Sunday’s Washington Post-ABC News poll did not contain a lot of surprises. President Trump remains historically unpopular, but the GOP almost universally supports him. Most voters still do not believe that Trump has the temperament to serve effectively as president. And like past presidents, respondents are split on whether Trump is keeping his promises. So far, so expected.

But one finding in Sunday’s poll is a departure from past polls: The vast majority of Americans now think the Democratic Party is not “in touch with the concerns of most people in the United States.” The current number — only 28 percent think the party is in touch — has been noted elsewhere, and that number is concerning enough on its own: It’s 10 percentage points less than the number of people who think Trump is in touch and 4 percent less than the number who think the GOP is. But what hasn’t been commented upon is even more worrying for Democrats: In 2014, 48 percent of voters felt the party was “in touch,” a 20-percentage-point collapse in just three years.
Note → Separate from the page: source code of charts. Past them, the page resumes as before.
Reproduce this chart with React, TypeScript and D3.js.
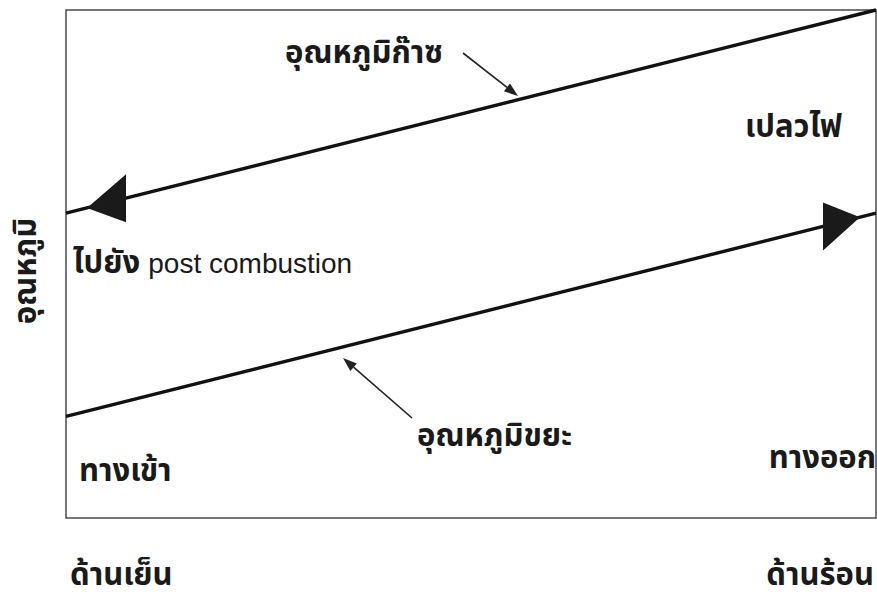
import React from "react";
import * as d3 from "d3";

const W = 877;
const H = 599;

// x positions: 0 = cold side (inlet), 1 = hot side (outlet)
const positions = [0, 1];
const xTickLabels = ["ด้านเย็น", "ด้านร้อน"];
// relative temperature (0-100)
const gasTemp = [60, 100];
const wasteTemp = [20, 60];
const yLabel = "อุณหภูมิ";

export default function App() {
  const x = d3.scaleLinear().domain([0, 1]).range([66, 876]);
  const y = d3.scaleLinear().domain([0, 100]).range([518, 10]);

  const line = d3
    .line<[number, number]>()
    .x((d) => x(d[0]))
    .y((d) => y(d[1]));

  const gasPts: [number, number][] = positions.map((p, i) => [p, gasTemp[i]]);
  const wastePts: [number, number][] = positions.map((p, i) => [p, wasteTemp[i]]);

  const yAt = (pts: [number, number][], px: number) => {
    const t = (px - x(pts[0][0])) / (x(pts[1][0]) - x(pts[0][0]));
    return y(pts[0][1] + t * (pts[1][1] - pts[0][1]));
  };

  // big arrowheads
  const gTip = x(0) + 21;
  const gBase = gTip + 39;
  const gasHead = `M${gTip},${yAt(gasPts, gTip)} L${gBase},${yAt(gasPts, gBase) - 24} L${gBase},${yAt(gasPts, gBase) + 24} Z`;
  const wTip = x(1) - 16;
  const wBase = wTip - 37;
  const wasteHead = `M${wTip},${yAt(wastePts, wTip)} L${wBase},${yAt(wastePts, wBase) - 24} L${wBase},${yAt(wastePts, wBase) + 24} Z`;

  const thai = "'Noto Sans Thai', 'Liberation Sans', Arial, sans-serif";
  const latin = "'Liberation Sans', Arial, sans-serif";

  const smallArrow = (x1: number, y1: number, x2: number, y2: number) => {
    const ang = Math.atan2(y2 - y1, x2 - x1);
    const L = 14;
    const w = 5;
    const bx = x2 - L * Math.cos(ang);
    const by = y2 - L * Math.sin(ang);
    const px = -Math.sin(ang) * w;
    const py = Math.cos(ang) * w;
    return (
      <g>
        <line x1={x1} y1={y1} x2={bx} y2={by} stroke="#222" strokeWidth={1.6} />
        <path d={`M${x2},${y2} L${bx + px},${by + py} L${bx - px},${by - py} Z`} fill="#222" />
      </g>
    );
  };

  return (
    <div style={{ position: "absolute", left: 0, top: 0 }}>
      <svg width={W} height={H} style={{ display: "block", background: "#fff" }}>
        <rect x={66} y={10} width={810} height={508} fill="none" stroke="#555" strokeWidth={1.6} />
        <path d={line(gasPts) || ""} fill="none" stroke="#111" strokeWidth={3.4} />
        <path d={line(wastePts) || ""} fill="none" stroke="#111" strokeWidth={3.4} />
        <path d={gasHead} fill="#1a1a1a" />
        <path d={wasteHead} fill="#1a1a1a" />

        {smallArrow(463, 53, 518, 96)}
        {smallArrow(412, 418, 343, 358)}

        <g fontFamily={thai} fill="#1a1a1a" fontSize={31} fontWeight="bold">
          <text x={285} y={63}>อุณหภูมิก๊าซ</text>
          <text x={745} y={137}>เปลวไฟ</text>
          <text x={417} y={446}>อุณหภูมิขยะ</text>
          <text x={79} y={481}>ทางเข้า</text>
          <text x={876} y={468} textAnchor="end">ทางออก</text>
          <text x={x(positions[0]) + 4} y={585}>{xTickLabels[0]}</text>
          <text x={x(positions[1]) - 2} y={585} textAnchor="end">{xTickLabels[1]}</text>
          <text transform="translate(36,271) rotate(-90)" textAnchor="middle">{yLabel}</text>
          <text x={73} y={273}>
            ไปยัง <tspan fontFamily={latin} fontSize={28} fontWeight="normal">post combustion</tspan>
          </text>
        </g>
      </svg>
    </div>
  );
}
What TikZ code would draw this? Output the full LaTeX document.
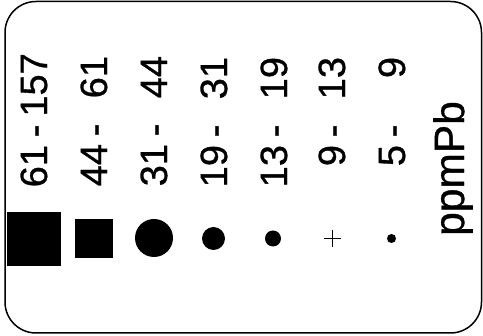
\documentclass[tikz,border=0pt]{standalone}
\usepackage{fontspec}
\setmainfont{Liberation Sans}
\newfontfamily\legendfont{Liberation Sans}[FakeBold=0.8]
\usetikzlibrary{positioning}

% lower bound, dash, upper bound (bounds kept in fixed columns)
\newcommand{\lvlrange}[3][67.7pt]{\llap{#2\hspace{7.7pt}}-\rlap{\makebox[#1][r]{#3}}}

\begin{document}
\begin{tikzpicture}[
    x=1pt, y=-1pt,
    rangelbl/.style={rotate=90, anchor=base, inner sep=0pt, font=\legendfont\fontsize{38}{42}\selectfont},
    unitlbl/.style={rotate=90, anchor=base, inner sep=0pt, font=\legendfont\fontsize{42.5}{48}\selectfont},
    sqmark/.style={rectangle, fill=black, inner sep=0pt},
    dotmark/.style={circle, fill=black, inner sep=0pt},
    legendframe/.style={draw=black, line width=1.5pt, rounded corners=31pt}
]
    \useasboundingbox (0,0) rectangle (483,336);
    \draw [legendframe] (5,1.5) rectangle (481.5,333);

    % range labels
    \node [rangelbl] (r1) at (47,131) {\lvlrange[71.5pt]{61}{157}};
    \node [rangelbl] (r2) at (107,130) {\lvlrange{44}{61}};
    \node [rangelbl] (r3) at (167,130) {\lvlrange{31}{44}};
    \node [rangelbl] (r4) at (227,131) {\lvlrange{19}{31}};
    \node [rangelbl] (r5) at (287,131) {\lvlrange{13}{19}};
    \node [rangelbl] (r6) at (345,131) {\lvlrange{9}{13}};
    \node [rangelbl] (r7) at (405,131) {\lvlrange{5}{9}};
    \node [unitlbl] (u) at (464,168.5) {ppmPb};

    % symbols
    \node [sqmark, minimum size=54pt] (m1) at (34,239) {};
    \node [sqmark, minimum size=38.5pt] (m2) at (94,238.5) {};
    \node [dotmark, minimum size=38pt] (m3) at (154,238) {};
    \node [dotmark, minimum size=23pt] (m4) at (213.5,238.5) {};
    \node [dotmark, minimum size=16pt] (m5) at (273,238.5) {};
    \coordinate (m6) at (332.5,238.5);
    \draw [line width=1.5pt] ([xshift=-8.5pt]m6) -- ([xshift=8.5pt]m6);
    \draw [line width=1.5pt] ([yshift=-8.5pt]m6) -- ([yshift=8.5pt]m6);
    \node [dotmark, minimum size=9pt] (m7) at (391.5,238.5) {};
\end{tikzpicture}
\end{document}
Yes, just three years ago the country was split down the middle about whether Democrats understood voters’ concerns, while only a quarter of voters thought the same about Republicans. Any reckoning of where the party goes from here has to account for this change in the public’s image of the blue party. Worse, it’s likely that the collapse has mostly come among independents and Democrats themselves — three quarters of independents and nearly half of Democrats think the party is out of touch, which can’t help turnout. Politics should not be about blindly following poll numbers, but when so many of your own supporters are rejecting the direction Democrats are moving, they may want to reconsider the course.
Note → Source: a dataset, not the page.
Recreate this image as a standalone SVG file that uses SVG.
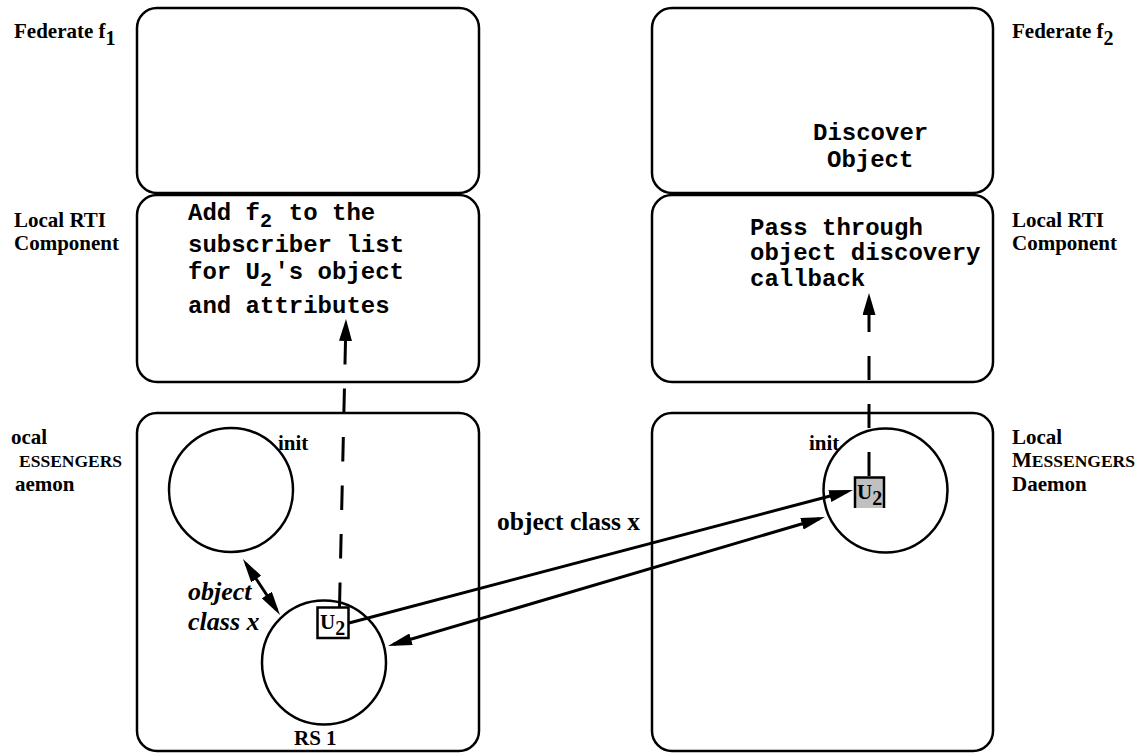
<svg xmlns="http://www.w3.org/2000/svg" width="1147" height="753" viewBox="0 0 1147 753">
  <defs>
    <style>
      .panel { fill: #ffffff; stroke: #000000; stroke-width: 2.5; }
      .proc { fill: #ffffff; stroke: #000000; stroke-width: 2.5; }
      .lbl { font-family: "Liberation Serif", "Times New Roman", serif; font-weight: bold; font-size: 21px; fill: #000000; }
      .sc { font-size: 17.5px; }
      .big { font-size: 25.5px; }
      .ital { font-family: "Liberation Serif", "Times New Roman", serif; font-weight: bold; font-style: italic; font-size: 26px; fill: #000000; }
      .code { font-family: "Liberation Mono", "Courier New", monospace; font-weight: bold; font-size: 24px; fill: #000000; }
      .sub { font-size: 20px; }
      .tok { font-size: 21px; }
      .link { fill: none; stroke: #000000; stroke-width: 3; }
      .dash { fill: none; stroke: #000000; stroke-width: 3; }
    </style>
    <marker id="head" viewBox="0 0 24 12" markerWidth="24" markerHeight="12" refX="18" refY="6" markerUnits="userSpaceOnUse" orient="auto-start-reverse">
      <path d="M0,0 L24,6 L0,12 z" fill="#000000"/>
    </marker>
    <marker id="dhead" viewBox="0 0 22 13" markerWidth="22" markerHeight="13" refX="0" refY="6.5" markerUnits="userSpaceOnUse" orient="auto">
      <path d="M0,0 L22,6.5 L0,13 z" fill="#000000"/>
    </marker>
  </defs>

  <rect width="1147" height="753" fill="#ffffff"/>

  <!-- Federate f1 side -->
  <g id="federate-f1">
    <rect class="panel" x="137" y="8" width="342" height="185" rx="20" ry="20"/>
    <text class="lbl" x="14" y="38">Federate f<tspan class="sub" dy="7">1</tspan></text>
  </g>

  <g id="rti-f1">
    <rect class="panel" x="137" y="195" width="342" height="187" rx="20" ry="20"/>
    <text class="lbl" x="14" y="227">Local RTI</text>
    <text class="lbl" x="14" y="250">Component</text>
    <text class="code" x="188" y="220">Add f<tspan class="sub" x="260" y="227">2</tspan><tspan x="274.4" y="220"> to the</tspan></text>
    <text class="code" x="188" y="252">subscriber list</text>
    <text class="code" x="188" y="279">for U<tspan class="sub" x="260" y="286">2</tspan><tspan x="274.4" y="279">'s object</tspan></text>
    <text class="code" x="188" y="313">and attributes</text>
  </g>

  <g id="daemon-f1">
    <rect class="panel" x="137" y="413" width="342" height="338" rx="20" ry="20"/>
    <text class="lbl" x="11" y="444">ocal</text>
    <text class="lbl sc" x="19" y="467">ESSENGERS</text>
    <text class="lbl" x="15" y="491">aemon</text>
  </g>

  <g id="init-f1">
    <circle class="proc" cx="231" cy="490" r="62"/>
    <text class="lbl" x="278" y="450">init</text>
  </g>

  <g id="rs1">
    <circle class="proc" cx="324" cy="662.5" r="62"/>
    <text class="lbl" x="294" y="745">RS 1</text>
  </g>

  <!-- Federate f2 side -->
  <g id="federate-f2">
    <rect class="panel" x="652" y="8" width="341" height="185" rx="20" ry="20"/>
    <text class="lbl" x="1012" y="38">Federate f<tspan class="sub" dy="7">2</tspan></text>
    <text class="code" x="813" y="140">Discover</text>
    <text class="code" x="827" y="167">Object</text>
  </g>

  <g id="rti-f2">
    <rect class="panel" x="652" y="195" width="341" height="187" rx="20" ry="20"/>
    <text class="lbl" x="1012" y="227">Local RTI</text>
    <text class="lbl" x="1012" y="250">Component</text>
    <text class="code" x="750" y="235">Pass through</text>
    <text class="code" x="750" y="260">object discovery</text>
    <text class="code" x="750" y="286">callback</text>
  </g>

  <g id="daemon-f2">
    <rect class="panel" x="652" y="413" width="341" height="338" rx="20" ry="20"/>
    <text class="lbl" x="1012" y="444">Local</text>
    <text class="lbl" x="1012" y="467">M<tspan class="sc">ESSENGERS</tspan></text>
    <text class="lbl" x="1012" y="491">Daemon</text>
  </g>

  <g id="init-f2">
    <circle class="proc" cx="885.5" cy="490.5" r="62"/>
    <text class="lbl" x="809" y="450">init</text>
  </g>

  <!-- Connectors -->
  <g id="connectors">
    <!-- exchange between init and RS 1 -->
    <line class="link" x1="246.3" y1="564" x2="276.7" y2="610" marker-start="url(#head)" marker-end="url(#head)"/>
    <!-- U2 travels to the remote init -->
    <line class="link" x1="349" y1="623" x2="847.2" y2="491.5" marker-end="url(#head)"/>
    <!-- object class x path between daemons -->
    <line class="link" x1="393.8" y1="644.3" x2="819.2" y2="518.7" marker-start="url(#head)" marker-end="url(#head)"/>
    <!-- local RTI notifications -->
    <path class="dash" d="M339.5,607 L345.5,341" stroke-dasharray="24.5 24" marker-end="url(#dhead)"/>
    <path class="dash" d="M869,476 L869,315" stroke-dasharray="24 24" marker-end="url(#dhead)"/>
  </g>

  <!-- Agent tokens -->
  <g id="u2-local">
    <rect x="317.5" y="607.5" width="31" height="30.5" fill="#ffffff" stroke="#000000" stroke-width="2.5"/>
    <text class="lbl tok" x="320" y="629">U<tspan class="sub" dy="6">2</tspan></text>
  </g>

  <g id="u2-remote">
    <rect x="854" y="477" width="31" height="31" fill="#c0c0c0"/>
    <path d="M855,508 L855,477.5 L884,477.5 L884,508" fill="none" stroke="#000000" stroke-width="2.5"/>
    <text class="lbl tok" x="857" y="499">U<tspan class="sub" dy="6">2</tspan></text>
  </g>

  <g id="label-object-class">
    <text class="lbl big" x="497" y="530">object class x</text>
    <text class="ital" x="188" y="600">object</text>
    <text class="ital" x="188" y="630">class x</text>
  </g>
</svg>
Why the drop-off? Given that it came in the past few years and that the Democrats’ numbers on this question previously tracked with President Barack Obama’s numbers, I would suggest that the nomination of Hillary Clinton as the Democrats’ new standard bearer was one factor. (Whether or not people feel it’s fair to describe her as “out of touch” doesn’t change the fact that Clinton staffers were worried about it.) Whatever the reason, the solution, luckily, is straightforward: Embrace policies that help people and are popular with both the Democratic base and the broader public. Some obvious places to start include expanding Social Security, increasing infrastructure spending across the country and lowering prescription drug prices. And when I say embrace policies, that means trumpeting them in headlines, not squirreling them away in the “Policy” section of a website, burying them underneath cutesy jabs at Republicans or relegating them to one paragraph of a 20-minute stump speech.

Remember, despite dismal numbers like these, the Democratic caucus still controls nearly 200 congressional seats and 48 Senate seats, and most midterms in a president’s first term swing against the party in the White House. The Democratic Party’s problems run somewhat deeper at the state level, which cannot be ignored, but nationally it will not take much for Democrats to recapture one or both houses of Congress by the end of Trump’s term. Restoring the party’s image is essential to its success.